**SUPPLIED DATA:**
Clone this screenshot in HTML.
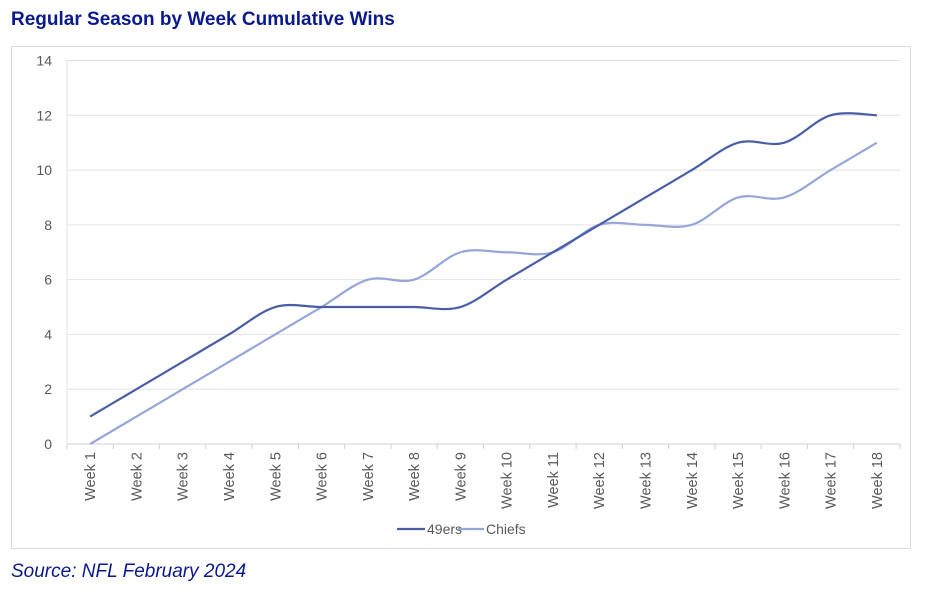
<!DOCTYPE html>
<html><head><meta charset="utf-8"><style>
body{margin:0;width:934px;height:610px;background:#fff;font-family:"Liberation Sans",sans-serif;overflow:hidden}
.t{position:absolute;left:11px;top:9px;font-size:19px;font-weight:bold;color:#0a1a8c}
.s{position:absolute;left:11px;top:561px;font-size:19px;font-style:italic;color:#0a1a8c}
.box{position:absolute;left:11px;top:46px;width:898px;height:501px;border:1px solid #dadada}
svg{position:absolute;left:0;top:0}
</style></head><body>
<div class="t">Regular Season by Week Cumulative Wins</div>
<div class="box"></div>
<svg id="c" width="934" height="610" font-family="Liberation Sans, sans-serif"></svg>
<div class="s">Source: NFL February 2024</div>
<script>
const L=67,R=900,Y0=444,U=(444-60.5)/14,n=18,w=(R-L)/n;
const a=[1,2,3,4,5,5,5,5,5,6,7,8,9,10,11,11,12,12],b=[0,1,2,3,4,5,6,6,7,7,7,8,8,8,9,9,10,11];
let s='';
for(let v=0;v<=14;v+=2){const y=Y0-v*U;s+=`<line x1="${L}" x2="${R}" y1="${y}" y2="${y}" stroke="${v?'#e2e2e2':'#d0d0d0'}"/>`;s+=`<text x="52" y="${y+5}" font-size="14" fill="#595959" text-anchor="end">${v}</text>`;}
s+=`<line x1="${L}" x2="${L}" y1="60" y2="${Y0}" stroke="#e2e2e2"/>`;
for(let i=0;i<=n;i++){const x=L+i*w;s+=`<line x1="${x}" x2="${x}" y1="${Y0}" y2="${Y0+5}" stroke="#d0d0d0"/>`;}
for(let i=0;i<n;i++){const x=L+(i+.5)*w+5;s+=`<text transform="translate(${x},452) rotate(-90)" font-size="14.5" fill="#595959" text-anchor="end">Week ${i+1}</text>`;}
function path(d){const p=d.map((v,i)=>[L+(i+.5)*w,Y0-v*U]);let r=`M${p[0]}`;const t=0.5/3;
for(let i=0;i<p.length-1;i++){const p0=p[i-1]||p[i],p1=p[i],p2=p[i+1],p3=p[i+2]||p2;
r+=` C${p1[0]+(p2[0]-p0[0])*t},${p1[1]+(p2[1]-p0[1])*t} ${p2[0]-(p3[0]-p1[0])*t},${p2[1]-(p3[1]-p1[1])*t} ${p2[0]},${p2[1]}`;}return r;}
s+=`<path d="${path(b)}" fill="none" stroke="#97a6d8" stroke-width="2.2"/>`;
s+=`<path d="${path(a)}" fill="none" stroke="#4a5ea8" stroke-width="2.2"/>`;
s+=`<line x1="397" x2="425" y1="529" y2="529" stroke="#4a5ea8" stroke-width="2.2"/><text x="427" y="534" font-size="14" fill="#595959">49ers</text>`;
s+=`<line x1="458" x2="484" y1="529" y2="529" stroke="#97a6d8" stroke-width="2.2"/><text x="486" y="534" font-size="14" fill="#595959">Chiefs</text>`;
document.getElementById('c').innerHTML=s;
</script>
</body></html>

**OBJECTIVE:** Reproduce each line exactly as it appears, omitting the pictures.

**EXERCISE RESULT:**
Clone this screenshot in HTML.
<!DOCTYPE html>
<html><head><meta charset="utf-8"><style>
body{margin:0;width:934px;height:610px;background:#fff;font-family:"Liberation Sans",sans-serif;overflow:hidden}
.t{position:absolute;left:11px;top:9px;font-size:19px;font-weight:bold;color:#0a1a8c}
.s{position:absolute;left:11px;top:561px;font-size:19px;font-style:italic;color:#0a1a8c}
.box{position:absolute;left:11px;top:46px;width:898px;height:501px;border:1px solid #dadada}
svg{position:absolute;left:0;top:0}
</style></head><body>
<div class="t">Regular Season by Week Cumulative Wins</div>
<div class="box"></div>
<svg id="c" width="934" height="610" font-family="Liberation Sans, sans-serif"></svg>
<div class="s">Source: NFL February 2024</div>
<script>
const L=67,R=900,Y0=444,U=(444-60.5)/14,n=18,w=(R-L)/n;
const a=[1,2,3,4,5,5,5,5,5,6,7,8,9,10,11,11,12,12],b=[0,1,2,3,4,5,6,6,7,7,7,8,8,8,9,9,10,11];
let s='';
for(let v=0;v<=14;v+=2){const y=Y0-v*U;s+=`<line x1="${L}" x2="${R}" y1="${y}" y2="${y}" stroke="${v?'#e2e2e2':'#d0d0d0'}"/>`;s+=`<text x="52" y="${y+5}" font-size="14" fill="#595959" text-anchor="end">${v}</text>`;}
s+=`<line x1="${L}" x2="${L}" y1="60" y2="${Y0}" stroke="#e2e2e2"/>`;
for(let i=0;i<=n;i++){const x=L+i*w;s+=`<line x1="${x}" x2="${x}" y1="${Y0}" y2="${Y0+5}" stroke="#d0d0d0"/>`;}
for(let i=0;i<n;i++){const x=L+(i+.5)*w+5;s+=`<text transform="translate(${x},452) rotate(-90)" font-size="14.5" fill="#595959" text-anchor="end">Week ${i+1}</text>`;}
function path(d){const p=d.map((v,i)=>[L+(i+.5)*w,Y0-v*U]);let r=`M${p[0]}`;const t=0.5/3;
for(let i=0;i<p.length-1;i++){const p0=p[i-1]||p[i],p1=p[i],p2=p[i+1],p3=p[i+2]||p2;
r+=` C${p1[0]+(p2[0]-p0[0])*t},${p1[1]+(p2[1]-p0[1])*t} ${p2[0]-(p3[0]-p1[0])*t},${p2[1]-(p3[1]-p1[1])*t} ${p2[0]},${p2[1]}`;}return r;}
s+=`<path d="${path(b)}" fill="none" stroke="#97a6d8" stroke-width="2.2"/>`;
s+=`<path d="${path(a)}" fill="none" stroke="#4a5ea8" stroke-width="2.2"/>`;
s+=`<line x1="397" x2="425" y1="529" y2="529" stroke="#4a5ea8" stroke-width="2.2"/><text x="427" y="534" font-size="14" fill="#595959">49ers</text>`;
s+=`<line x1="458" x2="484" y1="529" y2="529" stroke="#97a6d8" stroke-width="2.2"/><text x="486" y="534" font-size="14" fill="#595959">Chiefs</text>`;
document.getElementById('c').innerHTML=s;
</script>
</body></html>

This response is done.